NIPS 2018
Sun Dec 2nd through Sat the 8th, 2018 at Palais des Congrès de Montréal
Paper ID:1670
Title:Deep, complex, invertible networks for inversion of transmission effects in multimode optical fibres

Reviewer 1


		
The authors proposed a new unitary regularization approach for complex-weighted networks and demonstrate that it performs best in robustly inverting the fibres transmission matrix. In general, the problem statement is clear and appropriate for deep learning application. - The authors show the model comparison with different regularization. However, it would be good to compare with the other existing models, i.e., machine learning model, deep learning (like GANs) or physics-based model before they claim world-leading performance. - The proposed methods use two models, complex transformation, and autoencoder convnet. However, it is not clear to train autoencoder here. Denoising autoencoder is typically using raw images with adding noise and reconstruct the raw images. However, it is not clear how to train two models (i.e., complex transformation and autoencoder convnet) - Although the authors claim the proposed models fit well with the physical theory but it is not fully described.

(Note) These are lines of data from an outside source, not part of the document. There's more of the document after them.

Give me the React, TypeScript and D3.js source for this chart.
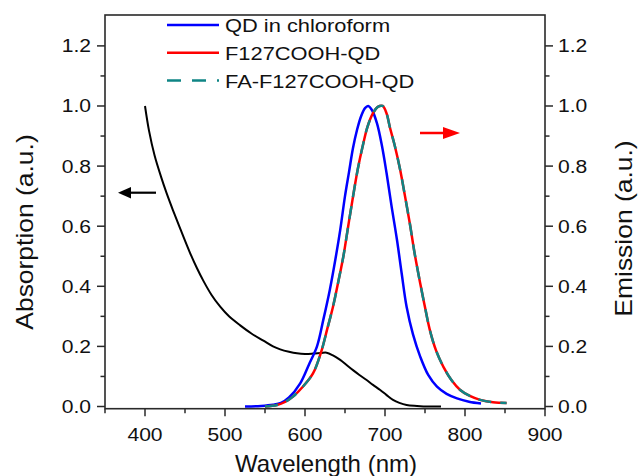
import React from "react";
import * as d3 from "d3";

const absWl = [400, 405, 412, 420, 427, 435, 444, 456, 465, 473, 483, 494, 505, 519, 533, 548, 560, 569, 580, 590, 600, 610, 620, 627, 635, 644, 652, 660, 668, 677, 685, 694, 702, 710, 718, 727, 740, 755, 770];
const absVal = [1.0, 0.918, 0.835, 0.765, 0.71, 0.653, 0.592, 0.513, 0.46, 0.418, 0.372, 0.332, 0.3, 0.27, 0.243, 0.219, 0.2, 0.19, 0.182, 0.177, 0.175, 0.176, 0.178, 0.179, 0.17, 0.155, 0.138, 0.121, 0.105, 0.088, 0.072, 0.055, 0.038, 0.022, 0.012, 0.005, 0.002, 0.0, 0.0];

const blueWl = [525, 545, 560, 570, 580, 594, 605, 615, 623, 631, 638, 644, 650, 655, 660, 665, 670, 675, 679, 684, 690, 696, 702, 708, 715, 721, 727, 735, 744, 754, 765, 777, 790, 805, 820];
const blueVal = [0, 0.002, 0.006, 0.012, 0.03, 0.077, 0.14, 0.2, 0.29, 0.388, 0.49, 0.587, 0.7, 0.78, 0.86, 0.92, 0.965, 0.993, 1.0, 0.985, 0.942, 0.87, 0.776, 0.67, 0.554, 0.44, 0.332, 0.24, 0.166, 0.105, 0.066, 0.042, 0.027, 0.016, 0.01];

const redWl = [550, 565, 575, 585, 597, 610, 620, 628, 635, 642, 648, 654, 660, 666, 672, 678, 685, 691, 697, 702, 706, 712, 719, 725, 731, 737, 744, 750, 756, 764, 773, 783, 794, 806, 819, 835, 852];
const redVal = [0, 0.005, 0.015, 0.033, 0.065, 0.11, 0.18, 0.26, 0.332, 0.42, 0.5, 0.6, 0.698, 0.79, 0.865, 0.93, 0.976, 0.997, 1.0, 0.975, 0.93, 0.87, 0.787, 0.7, 0.61, 0.51, 0.41, 0.33, 0.255, 0.185, 0.132, 0.088, 0.055, 0.035, 0.022, 0.014, 0.012];

const tealWl = [550, 565, 575, 585, 597, 610, 620, 628, 635, 642, 648, 654, 660, 666, 672, 678, 685, 691, 697, 702, 706, 712, 719, 725, 731, 737, 744, 750, 756, 764, 773, 783, 794, 806, 819, 835, 852];
const tealVal = [0, 0.005, 0.015, 0.033, 0.065, 0.11, 0.18, 0.26, 0.332, 0.42, 0.5, 0.6, 0.698, 0.79, 0.865, 0.93, 0.976, 0.997, 1.0, 0.975, 0.93, 0.87, 0.787, 0.7, 0.61, 0.51, 0.41, 0.33, 0.255, 0.185, 0.132, 0.088, 0.055, 0.035, 0.022, 0.014, 0.012];

const xTicks = [400, 500, 600, 700, 800, 900];
const xMinor = [350, 450, 550, 650, 750, 850];
const yTicks = [0, 0.2, 0.4, 0.6, 0.8, 1.0, 1.2];
const yMinor = [0.1, 0.3, 0.5, 0.7, 0.9, 1.1];

const legendLabels = ["QD in chloroform", "F127COOH-QD", "FA-F127COOH-QD"];

const FONT = "'Liberation Sans', Arial, sans-serif";
const AXIS = "#2a2a2a";

export default function App() {
  const L = 105, R = 545, T = 15, B = 408.7;
  const x = d3.scaleLinear().domain([350, 900]).range([L, R]);
  const y = d3.scaleLinear().domain([-0.0073, 1.3028]).range([B, T]);
  const line = (wl: number[], v: number[]) =>
    d3.line<number>().x((_, i) => x(wl[i])).y((d) => y(d)).curve(d3.curveCatmullRom.alpha(0.5))(v) || "";

  const tickSX = 1.14;
  const tickFs = 18.5;

  return (
    <svg width={638} height={476} style={{ display: "block", position: "absolute", left: 0, top: 0 }}>
      <rect width={638} height={476} fill="#fff" />
      {/* curves */}
      <path d={line(absWl, absVal)} fill="none" stroke="#000" strokeWidth={2} />
      <path d={line(blueWl, blueVal)} fill="none" stroke="#0000ff" strokeWidth={2.5} />
      <path d={line(redWl, redVal)} fill="none" stroke="#ff0000" strokeWidth={2.5} />
      <path d={line(tealWl, tealVal)} fill="none" stroke="#0f8585" strokeWidth={2.5} strokeDasharray="13,9" />

      {/* frame */}
      <rect x={L} y={T} width={R - L} height={B - T} fill="none" stroke={AXIS} strokeWidth={1.6} />

      {/* x ticks */}
      {xTicks.map((t) => (
        <g key={"xt" + t}>
          <line x1={x(t)} x2={x(t)} y1={B} y2={B + 7.5} stroke={AXIS} strokeWidth={1.5} />
          <text transform={`translate(${x(t)},${441}) scale(${tickSX},1)`} textAnchor="middle" fontFamily={FONT} fontSize={tickFs} fill="#111">{t}</text>
        </g>
      ))}
      {xMinor.map((t) => (
        <line key={"xm" + t} x1={x(t)} x2={x(t)} y1={B} y2={B + 4.5} stroke={AXIS} strokeWidth={1.5} />
      ))}

      {/* y ticks left & right */}
      {yTicks.map((t) => (
        <g key={"yt" + t}>
          <line x1={L - 8} x2={L} y1={y(t)} y2={y(t)} stroke={AXIS} strokeWidth={1.5} />
          <line x1={R} x2={R + 8} y1={y(t)} y2={y(t)} stroke={AXIS} strokeWidth={1.5} />
          <text transform={`translate(${91},${y(t) + 6.5}) scale(${tickSX},1)`} textAnchor="end" fontFamily={FONT} fontSize={tickFs} fill="#111">{t.toFixed(1)}</text>
          <text transform={`translate(${558},${y(t) + 6.5}) scale(${tickSX},1)`} textAnchor="start" fontFamily={FONT} fontSize={tickFs} fill="#111">{t.toFixed(1)}</text>
        </g>
      ))}
      {yMinor.map((t) => (
        <g key={"ym" + t}>
          <line x1={L - 4.5} x2={L} y1={y(t)} y2={y(t)} stroke={AXIS} strokeWidth={1.5} />
          <line x1={R} x2={R + 4.5} y1={y(t)} y2={y(t)} stroke={AXIS} strokeWidth={1.5} />
        </g>
      ))}

      {/* axis titles */}
      <text transform="translate(326,472) scale(1.045,1)" textAnchor="middle" fontFamily={FONT} fontSize={23} fill="#111">Wavelength (nm)</text>
      <text transform="translate(32.5,232) rotate(-90) scale(1.15,1)" textAnchor="middle" fontFamily={FONT} fontSize={23} fill="#111">Absorption (a.u.)</text>
      <text transform="translate(632,228.5) rotate(-90) scale(1.15,1)" textAnchor="middle" fontFamily={FONT} fontSize={23} fill="#111">Emission (a.u.)</text>

      {/* legend */}
      {legendLabels.map((lab, i) => {
        const ly = [25, 52.7, 80.5][i];
        const col = ["#0000ff", "#ff0000", "#0f8585"][i];
        return (
          <g key={lab}>
            <line x1={167} x2={219} y1={ly} y2={ly} stroke={col} strokeWidth={2.5} strokeDasharray={i === 2 ? "14,11" : undefined} />
            <text transform={`translate(225,${ly + 7}) scale(1.15,1)`} fontFamily={FONT} fontSize={19} fill="#111">{lab}</text>
          </g>
        );
      })}

      {/* arrows */}
      <line x1={156} x2={128} y1={192.7} y2={192.7} stroke="#000" strokeWidth={2.2} />
      <path d="M118,192.7 L131,187 L131,198.4 Z" fill="#000" />
      <line x1={420} x2={448} y1={133} y2={133} stroke="#ff0000" strokeWidth={2.5} />
      <path d="M460,133 L443,127 L443,139 Z" fill="#ff0000" />
    </svg>
  );
}
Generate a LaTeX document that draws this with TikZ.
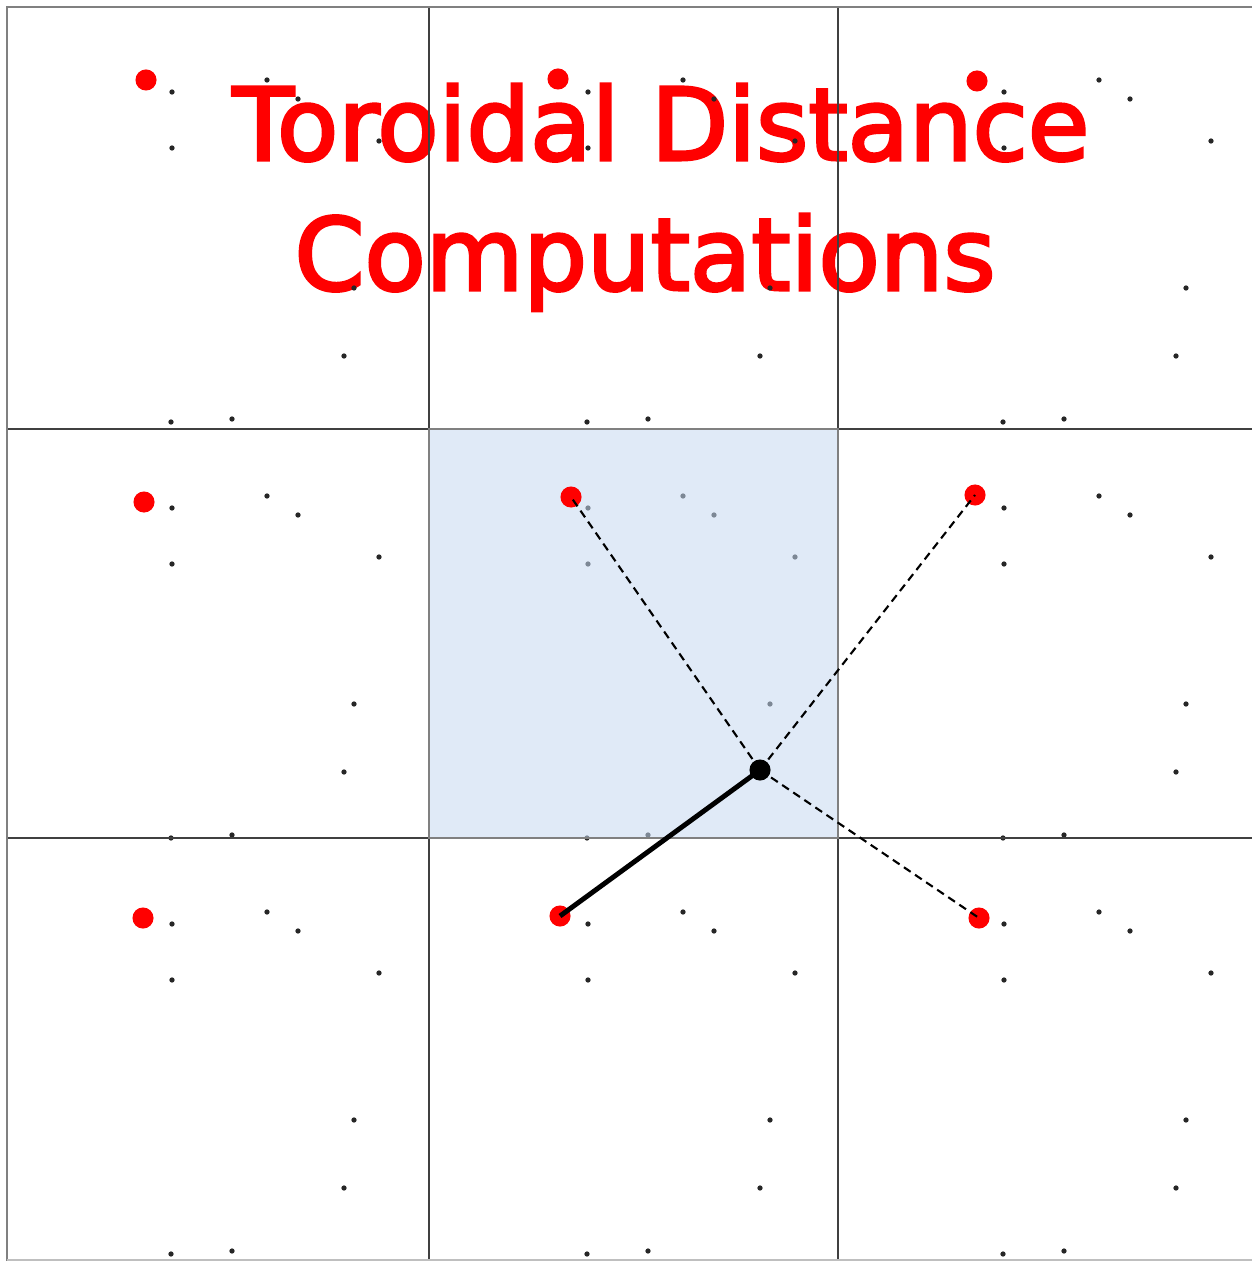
\documentclass[tikz,border=0pt]{standalone}
\usepackage{fontspec}
\setmainfont{DejaVu Sans}
\newfontfamily\headingfont{DejaVu Sans}[FakeBold=3]
\definecolor{cellblue}{HTML}{C6D9F1}

\begin{document}
\begin{tikzpicture}[x=0.01cm,y=-0.01cm,
  heading/.style={red,font=\headingfont\fontsize{28.5}{34}\selectfont,inner sep=0pt,anchor=base},
  reddot/.style={circle,fill=red,inner sep=0pt,minimum size=6pt},
  query/.style={circle,fill=black,inner sep=0pt,minimum size=6pt},
  nearest/.style={line width=1.4pt},
  image/.style={line width=0.6pt,dash pattern=on 2.3pt off 1.5pt}]
\useasboundingbox (0,0) rectangle (1252,1261);

% title
\node[heading] (line1) at (661,160) {Toroidal Distance};
\node[heading] (line2) at (645,290) {Computations};

% the same points in every copy of the cell
\foreach \i in {0,1,2}
  \foreach \j in {0,1,2}
    \foreach \x/\y in {172/92,267/80,298/99,172/148,379/141,354/288,344/356,171/422,232/419}
      \fill[black!85] (\x+416*\i,\y+416*\j) circle[radius=0.75pt];

% the cell itself
\fill[cellblue,opacity=0.55] (429,429) rectangle (838,838);

% grid
\draw[black!75,line width=0.3pt] (429,7) -- (429,1261);
\draw[black!75,line width=0.3pt] (838,7) -- (838,1261);
\draw[black!75,line width=0.3pt] (7,429) -- (1252,429);
\draw[black!75,line width=0.3pt] (7,838) -- (1252,838);
\draw[gray,line width=0.6pt] (429,429) rectangle (838,838);
\draw[gray,line width=0.6pt] (7,1261) -- (7,7) -- (1252,7);
\draw[black!25,line width=0.5pt] (7,1260) -- (1252,1260);

% copies of the red point
\node[reddot] (tl) at (146,80) {};
\node[reddot] (tc) at (558,79) {};
\node[reddot] (tr) at (977,81) {};
\node[reddot] (ml) at (144,502) {};
\node[reddot] (mc) at (571,497) {};
\node[reddot] (mr) at (975,495) {};
\node[reddot] (bl) at (143,918) {};
\node[reddot] (bc) at (560,916) {};
\node[reddot] (br) at (979,918) {};

\node[query] (q) at (760,770) {};

\draw[image] (q.center) -- (mc.center);
\draw[image] (q.center) -- (mr.center);
\draw[image] (q.center) -- (br.center);
\draw[nearest] (q.center) -- (bc.center);
\end{tikzpicture}
\end{document}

Further detailed information is required, for instance, complex-valued analogues, the relation between real and imaginary part in terms of training accuracy, etc.

Reviewer 2


		
I have read this paper and found it to be a solid contribution both to the field of optics and to NIPS. With respect to its contribution to optics, I will admit that I have not worked in this field for over two decades, but it does seem that they are solving an interesting problem in a new way. The removal of speckle from images seems to be a relevant problem in the field: (2018) SAR Image Despeckling Using a Convolutional Neural Network Puyang Wang, Student Member, IEEE, He Zhang, Student Member, IEEE and Vishal M. Patel, Senior Member, IEEE https://arxiv.org/pdf/1706.00552.pdf Most cited (2010) "General Bayesian estimation for speckle noise reduction in optical coherence tomography retinal imagery" Alexander Wong, Akshaya Mishra, Kostadinka Bizheva, David A. Clausi1 And I could not find a similar work in my search. The authors contribute compelling examples in their supplemental materials, which lends credence to the claims that their method actually works. The authors also promise to contribute a novel dataset to use for ML benchmarking on this type of problem. In my opinion, this paper comprises what I believe a NIPS application paper should have, a paper that would be considered best in class in it's field of application and one that uses neural information processing methods to bring a substantial advance to the application domain. Additionally the contribution of a benchmark dataset should further motivate research on this problem area. The paper is well written and easy to follow.

Reviewer 3


		
The authors present a complex valued deep convolutional network to invert the distortion effects induced by optical fibres when transmitting images. A potentially interesting dataset of images distorted by optical fibre transmission is presented for future benchmarking of algorithms trained on this task. An orthogonality regularizer for the complex convnet is presented that is shown to outperform simple l2 weight regularization. While I am not familiar with the field of application (optic fibre transmission of images), I think this paper presents a well presented and executed solution, demonstrating significant benefits of complex parameterization. My only concerns with this work are the lack of ablations. Since the real valued network appears to fail catastrophically, a small search over architectures with different forms of regularization besides L2 would make the point about complex parameterization stronger. Also, it was unclear to me from reading the introduction and related work if solutions to this problem have been presented by signal processing community in the past and how the methods presented compare to them.